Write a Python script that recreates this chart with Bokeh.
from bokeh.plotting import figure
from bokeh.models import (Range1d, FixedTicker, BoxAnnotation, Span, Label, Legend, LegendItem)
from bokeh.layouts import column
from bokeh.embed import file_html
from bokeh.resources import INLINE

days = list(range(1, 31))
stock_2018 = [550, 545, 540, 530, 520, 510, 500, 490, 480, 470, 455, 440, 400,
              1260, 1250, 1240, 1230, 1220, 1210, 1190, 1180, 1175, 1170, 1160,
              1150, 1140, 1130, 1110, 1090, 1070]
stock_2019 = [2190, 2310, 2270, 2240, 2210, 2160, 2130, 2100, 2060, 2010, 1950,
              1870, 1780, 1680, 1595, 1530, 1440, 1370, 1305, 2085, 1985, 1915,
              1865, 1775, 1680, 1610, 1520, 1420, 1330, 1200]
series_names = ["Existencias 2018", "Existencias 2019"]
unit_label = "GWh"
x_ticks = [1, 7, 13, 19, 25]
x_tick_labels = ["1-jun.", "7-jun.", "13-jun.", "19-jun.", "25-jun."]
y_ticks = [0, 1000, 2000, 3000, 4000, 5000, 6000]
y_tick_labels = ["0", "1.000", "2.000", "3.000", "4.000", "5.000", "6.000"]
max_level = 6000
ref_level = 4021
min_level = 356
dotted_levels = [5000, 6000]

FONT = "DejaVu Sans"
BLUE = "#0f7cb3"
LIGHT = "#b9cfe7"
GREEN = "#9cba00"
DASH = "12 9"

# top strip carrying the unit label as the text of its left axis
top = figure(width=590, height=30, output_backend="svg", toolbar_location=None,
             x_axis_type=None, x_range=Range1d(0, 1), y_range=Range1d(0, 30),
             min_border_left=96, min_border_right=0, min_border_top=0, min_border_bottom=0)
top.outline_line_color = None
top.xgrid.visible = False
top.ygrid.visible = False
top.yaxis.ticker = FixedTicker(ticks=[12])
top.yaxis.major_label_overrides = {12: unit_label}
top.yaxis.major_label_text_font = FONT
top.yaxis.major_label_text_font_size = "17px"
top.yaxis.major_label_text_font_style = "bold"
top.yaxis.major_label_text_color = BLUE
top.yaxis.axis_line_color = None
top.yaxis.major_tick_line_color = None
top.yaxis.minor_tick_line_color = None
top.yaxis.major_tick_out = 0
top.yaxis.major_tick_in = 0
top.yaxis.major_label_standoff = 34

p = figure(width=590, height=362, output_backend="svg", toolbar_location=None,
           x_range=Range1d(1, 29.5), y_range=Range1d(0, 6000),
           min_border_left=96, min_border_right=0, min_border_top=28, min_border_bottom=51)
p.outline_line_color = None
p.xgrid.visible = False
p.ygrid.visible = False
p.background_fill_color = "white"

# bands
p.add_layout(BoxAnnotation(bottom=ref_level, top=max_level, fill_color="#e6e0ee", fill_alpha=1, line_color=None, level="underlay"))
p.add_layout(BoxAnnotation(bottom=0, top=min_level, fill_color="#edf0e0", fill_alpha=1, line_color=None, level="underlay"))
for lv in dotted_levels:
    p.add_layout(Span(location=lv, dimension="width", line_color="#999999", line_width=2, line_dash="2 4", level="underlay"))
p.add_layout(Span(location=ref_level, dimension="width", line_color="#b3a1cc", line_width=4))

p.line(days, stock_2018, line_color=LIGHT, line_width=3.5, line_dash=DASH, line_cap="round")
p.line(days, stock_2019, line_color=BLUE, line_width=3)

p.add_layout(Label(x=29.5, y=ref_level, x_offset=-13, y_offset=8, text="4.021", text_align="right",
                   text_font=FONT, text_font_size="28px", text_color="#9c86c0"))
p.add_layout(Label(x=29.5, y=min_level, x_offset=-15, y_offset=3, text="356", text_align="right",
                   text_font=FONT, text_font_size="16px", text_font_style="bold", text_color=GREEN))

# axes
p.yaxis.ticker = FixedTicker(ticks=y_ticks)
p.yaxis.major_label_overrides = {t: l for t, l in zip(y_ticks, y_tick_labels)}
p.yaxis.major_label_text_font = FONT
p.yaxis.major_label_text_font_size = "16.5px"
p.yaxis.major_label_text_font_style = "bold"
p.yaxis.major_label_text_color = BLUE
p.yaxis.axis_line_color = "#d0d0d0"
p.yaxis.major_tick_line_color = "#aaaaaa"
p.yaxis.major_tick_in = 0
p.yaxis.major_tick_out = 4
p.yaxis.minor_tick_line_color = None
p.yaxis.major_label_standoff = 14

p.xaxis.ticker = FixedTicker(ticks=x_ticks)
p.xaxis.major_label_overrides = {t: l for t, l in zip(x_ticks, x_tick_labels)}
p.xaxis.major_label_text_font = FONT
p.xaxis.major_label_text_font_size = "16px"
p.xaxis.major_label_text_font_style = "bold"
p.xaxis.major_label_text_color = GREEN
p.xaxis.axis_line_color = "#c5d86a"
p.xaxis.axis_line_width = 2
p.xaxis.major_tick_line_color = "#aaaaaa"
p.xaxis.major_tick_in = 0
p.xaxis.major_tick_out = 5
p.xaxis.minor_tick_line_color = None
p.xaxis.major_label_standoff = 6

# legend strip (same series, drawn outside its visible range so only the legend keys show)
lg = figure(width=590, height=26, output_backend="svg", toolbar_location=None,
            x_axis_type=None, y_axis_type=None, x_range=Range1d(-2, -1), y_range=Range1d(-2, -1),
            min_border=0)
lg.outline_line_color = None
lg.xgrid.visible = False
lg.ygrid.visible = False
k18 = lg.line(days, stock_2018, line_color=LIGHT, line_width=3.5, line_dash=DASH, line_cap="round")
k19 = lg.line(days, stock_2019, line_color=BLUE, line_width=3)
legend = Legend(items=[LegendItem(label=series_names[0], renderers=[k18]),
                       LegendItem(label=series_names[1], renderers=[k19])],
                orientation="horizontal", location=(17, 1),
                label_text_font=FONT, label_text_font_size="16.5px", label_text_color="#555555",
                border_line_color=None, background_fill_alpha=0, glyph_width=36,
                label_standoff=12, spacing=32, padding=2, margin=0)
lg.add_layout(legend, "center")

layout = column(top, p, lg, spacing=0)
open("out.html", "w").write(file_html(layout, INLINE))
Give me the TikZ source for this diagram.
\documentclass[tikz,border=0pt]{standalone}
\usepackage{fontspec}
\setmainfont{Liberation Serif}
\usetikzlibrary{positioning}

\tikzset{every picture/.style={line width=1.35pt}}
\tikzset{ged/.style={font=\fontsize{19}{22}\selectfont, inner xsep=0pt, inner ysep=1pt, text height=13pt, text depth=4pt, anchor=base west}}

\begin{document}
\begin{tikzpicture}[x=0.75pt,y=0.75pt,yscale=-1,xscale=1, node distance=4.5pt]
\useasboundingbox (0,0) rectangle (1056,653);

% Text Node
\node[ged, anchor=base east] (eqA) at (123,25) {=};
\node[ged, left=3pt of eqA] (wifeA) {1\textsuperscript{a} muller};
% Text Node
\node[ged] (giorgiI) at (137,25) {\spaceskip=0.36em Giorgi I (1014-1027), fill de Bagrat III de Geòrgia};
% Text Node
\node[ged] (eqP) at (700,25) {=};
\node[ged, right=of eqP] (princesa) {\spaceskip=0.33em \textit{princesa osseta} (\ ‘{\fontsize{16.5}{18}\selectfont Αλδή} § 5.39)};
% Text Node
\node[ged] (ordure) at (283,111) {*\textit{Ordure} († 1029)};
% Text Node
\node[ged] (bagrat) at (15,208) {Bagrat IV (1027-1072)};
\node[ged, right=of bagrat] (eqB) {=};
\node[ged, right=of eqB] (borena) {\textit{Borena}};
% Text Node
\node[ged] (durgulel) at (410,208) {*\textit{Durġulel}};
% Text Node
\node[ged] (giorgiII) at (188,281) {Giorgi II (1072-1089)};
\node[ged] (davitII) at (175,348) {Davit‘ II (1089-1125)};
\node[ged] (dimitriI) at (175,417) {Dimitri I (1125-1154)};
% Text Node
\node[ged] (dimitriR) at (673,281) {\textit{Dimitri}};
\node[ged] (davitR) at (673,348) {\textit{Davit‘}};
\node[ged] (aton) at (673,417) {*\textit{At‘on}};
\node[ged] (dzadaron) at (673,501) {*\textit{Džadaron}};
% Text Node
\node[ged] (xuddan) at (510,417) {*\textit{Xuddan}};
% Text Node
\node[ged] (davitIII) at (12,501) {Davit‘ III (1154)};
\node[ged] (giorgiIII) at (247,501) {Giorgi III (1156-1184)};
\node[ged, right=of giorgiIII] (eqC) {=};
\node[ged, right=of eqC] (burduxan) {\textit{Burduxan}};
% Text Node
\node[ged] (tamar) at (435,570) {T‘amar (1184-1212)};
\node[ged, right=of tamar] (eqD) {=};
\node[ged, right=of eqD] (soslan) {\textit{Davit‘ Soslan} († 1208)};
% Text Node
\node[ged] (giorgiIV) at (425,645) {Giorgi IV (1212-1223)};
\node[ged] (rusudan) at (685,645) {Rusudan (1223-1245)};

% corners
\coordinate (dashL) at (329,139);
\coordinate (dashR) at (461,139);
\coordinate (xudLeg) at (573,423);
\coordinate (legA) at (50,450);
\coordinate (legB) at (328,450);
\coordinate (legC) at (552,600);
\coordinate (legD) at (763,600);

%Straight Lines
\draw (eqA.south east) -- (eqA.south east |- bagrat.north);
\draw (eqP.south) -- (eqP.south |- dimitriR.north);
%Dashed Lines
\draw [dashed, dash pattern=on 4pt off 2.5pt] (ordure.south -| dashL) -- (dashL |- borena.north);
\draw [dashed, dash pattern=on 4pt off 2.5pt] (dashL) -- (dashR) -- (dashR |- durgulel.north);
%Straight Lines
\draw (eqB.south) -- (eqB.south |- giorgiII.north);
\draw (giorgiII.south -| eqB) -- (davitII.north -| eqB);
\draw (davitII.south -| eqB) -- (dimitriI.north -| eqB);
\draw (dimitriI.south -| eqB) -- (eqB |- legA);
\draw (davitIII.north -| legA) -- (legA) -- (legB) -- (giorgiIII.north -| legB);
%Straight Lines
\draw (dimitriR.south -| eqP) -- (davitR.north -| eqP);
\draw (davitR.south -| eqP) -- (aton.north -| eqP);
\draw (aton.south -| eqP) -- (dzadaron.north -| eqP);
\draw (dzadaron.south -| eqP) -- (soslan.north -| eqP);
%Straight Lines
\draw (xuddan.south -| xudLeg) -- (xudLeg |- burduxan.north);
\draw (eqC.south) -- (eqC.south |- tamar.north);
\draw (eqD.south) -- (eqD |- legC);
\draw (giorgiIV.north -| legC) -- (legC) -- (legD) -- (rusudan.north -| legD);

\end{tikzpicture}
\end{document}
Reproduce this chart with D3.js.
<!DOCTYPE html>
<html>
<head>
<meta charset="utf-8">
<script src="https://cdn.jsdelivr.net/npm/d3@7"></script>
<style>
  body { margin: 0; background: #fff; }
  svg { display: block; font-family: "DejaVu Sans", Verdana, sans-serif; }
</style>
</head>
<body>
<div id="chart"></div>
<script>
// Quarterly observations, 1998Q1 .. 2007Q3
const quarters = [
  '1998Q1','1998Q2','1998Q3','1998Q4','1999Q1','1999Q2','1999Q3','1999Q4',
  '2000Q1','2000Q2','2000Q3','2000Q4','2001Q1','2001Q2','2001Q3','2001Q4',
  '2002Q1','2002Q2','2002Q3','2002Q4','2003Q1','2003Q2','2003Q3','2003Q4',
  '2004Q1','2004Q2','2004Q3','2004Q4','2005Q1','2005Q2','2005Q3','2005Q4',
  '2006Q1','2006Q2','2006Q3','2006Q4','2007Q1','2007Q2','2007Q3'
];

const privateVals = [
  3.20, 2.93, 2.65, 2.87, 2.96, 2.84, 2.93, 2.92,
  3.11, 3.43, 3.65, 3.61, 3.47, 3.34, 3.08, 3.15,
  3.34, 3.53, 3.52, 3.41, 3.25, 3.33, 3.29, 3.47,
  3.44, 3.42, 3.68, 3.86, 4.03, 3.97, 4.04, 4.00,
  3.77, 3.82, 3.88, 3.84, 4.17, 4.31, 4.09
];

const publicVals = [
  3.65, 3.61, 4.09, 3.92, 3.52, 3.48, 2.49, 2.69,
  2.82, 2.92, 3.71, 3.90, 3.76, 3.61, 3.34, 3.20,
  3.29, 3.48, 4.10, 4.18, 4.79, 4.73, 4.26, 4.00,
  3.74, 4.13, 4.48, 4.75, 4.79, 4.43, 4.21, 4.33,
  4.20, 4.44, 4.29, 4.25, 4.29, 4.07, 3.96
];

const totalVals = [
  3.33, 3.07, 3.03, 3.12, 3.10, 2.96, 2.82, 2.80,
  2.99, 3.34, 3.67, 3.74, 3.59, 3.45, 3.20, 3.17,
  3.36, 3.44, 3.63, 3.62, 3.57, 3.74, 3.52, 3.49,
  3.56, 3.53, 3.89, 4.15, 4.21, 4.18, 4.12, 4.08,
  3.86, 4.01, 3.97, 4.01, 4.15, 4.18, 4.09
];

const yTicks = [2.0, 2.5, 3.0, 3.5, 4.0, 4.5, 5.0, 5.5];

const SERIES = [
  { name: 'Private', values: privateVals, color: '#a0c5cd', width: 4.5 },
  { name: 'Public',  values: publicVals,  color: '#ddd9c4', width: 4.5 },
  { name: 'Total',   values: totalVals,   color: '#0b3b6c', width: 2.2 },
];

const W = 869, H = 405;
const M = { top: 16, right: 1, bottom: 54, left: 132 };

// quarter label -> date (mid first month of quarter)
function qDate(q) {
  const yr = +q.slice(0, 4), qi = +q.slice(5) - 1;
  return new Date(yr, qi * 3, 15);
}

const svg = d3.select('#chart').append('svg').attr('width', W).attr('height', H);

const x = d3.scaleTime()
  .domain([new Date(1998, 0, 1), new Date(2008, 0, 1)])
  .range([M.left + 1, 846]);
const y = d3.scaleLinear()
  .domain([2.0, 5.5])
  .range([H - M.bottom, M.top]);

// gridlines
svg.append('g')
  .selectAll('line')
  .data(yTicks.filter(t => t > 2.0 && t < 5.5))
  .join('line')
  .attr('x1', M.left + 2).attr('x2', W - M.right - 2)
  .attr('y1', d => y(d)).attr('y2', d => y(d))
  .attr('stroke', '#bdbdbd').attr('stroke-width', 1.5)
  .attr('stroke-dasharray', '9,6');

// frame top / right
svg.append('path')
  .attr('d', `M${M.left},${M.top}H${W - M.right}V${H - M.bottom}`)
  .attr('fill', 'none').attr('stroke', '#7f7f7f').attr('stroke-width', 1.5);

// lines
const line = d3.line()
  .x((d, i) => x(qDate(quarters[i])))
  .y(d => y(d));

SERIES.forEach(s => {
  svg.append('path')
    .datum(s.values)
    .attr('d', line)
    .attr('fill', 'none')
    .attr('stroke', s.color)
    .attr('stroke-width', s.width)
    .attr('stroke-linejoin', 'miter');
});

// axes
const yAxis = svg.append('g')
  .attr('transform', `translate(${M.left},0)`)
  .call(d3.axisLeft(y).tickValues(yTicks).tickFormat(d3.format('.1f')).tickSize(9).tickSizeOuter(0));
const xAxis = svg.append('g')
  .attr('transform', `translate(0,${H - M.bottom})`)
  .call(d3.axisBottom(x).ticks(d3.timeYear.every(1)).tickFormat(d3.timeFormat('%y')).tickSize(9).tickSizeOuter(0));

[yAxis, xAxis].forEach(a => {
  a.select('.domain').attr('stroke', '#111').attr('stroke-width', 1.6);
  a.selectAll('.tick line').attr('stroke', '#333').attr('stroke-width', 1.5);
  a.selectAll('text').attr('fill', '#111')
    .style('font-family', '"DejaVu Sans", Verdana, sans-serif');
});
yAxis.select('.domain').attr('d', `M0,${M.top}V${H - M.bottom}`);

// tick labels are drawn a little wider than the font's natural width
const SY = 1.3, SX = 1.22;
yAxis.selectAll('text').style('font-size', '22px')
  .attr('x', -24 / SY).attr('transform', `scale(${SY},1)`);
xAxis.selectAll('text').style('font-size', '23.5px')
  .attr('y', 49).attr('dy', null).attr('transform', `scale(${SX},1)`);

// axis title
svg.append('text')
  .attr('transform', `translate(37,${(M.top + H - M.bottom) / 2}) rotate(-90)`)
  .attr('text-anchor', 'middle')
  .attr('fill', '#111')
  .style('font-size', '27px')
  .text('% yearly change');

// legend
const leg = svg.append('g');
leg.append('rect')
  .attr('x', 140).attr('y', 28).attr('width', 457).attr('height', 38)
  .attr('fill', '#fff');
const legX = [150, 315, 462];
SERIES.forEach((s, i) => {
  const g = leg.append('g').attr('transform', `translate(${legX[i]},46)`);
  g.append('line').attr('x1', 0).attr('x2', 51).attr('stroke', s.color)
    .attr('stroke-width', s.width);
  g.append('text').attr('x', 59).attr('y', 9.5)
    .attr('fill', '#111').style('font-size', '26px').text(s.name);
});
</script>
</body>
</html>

· · · · ·

§ JOB:
Everything from the line that contains "Give me the TikZ source for this diagram." to the line that contains "inner xsep=0pt, inner" must be transcribed exactly, both end lines included.

§ TASK ANSWER:
Give me the TikZ source for this diagram.
\documentclass[tikz,border=0pt]{standalone}
\usepackage{fontspec}
\setmainfont{Liberation Serif}
\usetikzlibrary{positioning}

\tikzset{every picture/.style={line width=1.35pt}}
\tikzset{ged/.style={font=\fontsize{19}{22}\selectfont, inner xsep=0pt, inner ysep=1pt, text height=13pt, text depth=4pt, anchor=base west}}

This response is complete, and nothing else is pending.